6) Love your knotties! I literally have no idea what I would have done without them. They've gracefully voted on my silly shoe options billions of times and I'm so grateful for them and all their help, advice, suggestions and support. We're a pretty tight knit group now and it's great! Really enjoy this time with your FI, family, friends and knotties of course. It flies by!!
Good luck girls!
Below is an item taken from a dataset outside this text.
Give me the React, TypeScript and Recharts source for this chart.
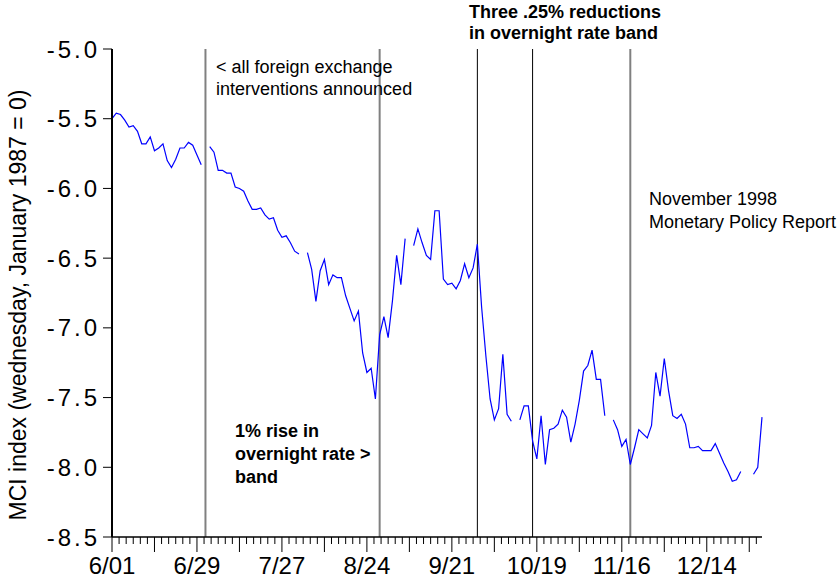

Feel free to ask us any questions and even visit us on our board! ;-)
Re: July '12 Brides Invasion: Our Advice to July '13 Brides!
edit: woops, getting2vowels got here before me to say this lol. but it still stands!! ok back to stalking.
my FI is being good bout ideas and stuff but bother me cause i ask him for ideas and he says i like yours and havent thought of any. i point blank asked him do you want me to plan and you just show up. his answer was no lol i was like then help.
never thought about how go bathroom but thanks for the advice ladies.
im not worried bout pple not showing up i would be disappointed.. i would also be shocked and dismayed if someone told me they cant show then just show up thats rude too. for the most part all our pple have to drive. i will be living in atl yet tybee island is 6 hr drive away and family in cali, and va. they will have to book hotel so hopefully that will keep pple from just not showing up.
questions- 1) how do i keep pple from being hurt about not being invited?
2) how do i keep emotions down when dress shopping when my mom has passsed?
3) if you dont have a dad who walked you down the aisle?
my idea for walking down aisle is to have my daughter's boyfriend. they have been together for 3 yrs will be 4 by time married. i call him my kid. good idea or not?
im in my 40s so that why my kid a lil older than most.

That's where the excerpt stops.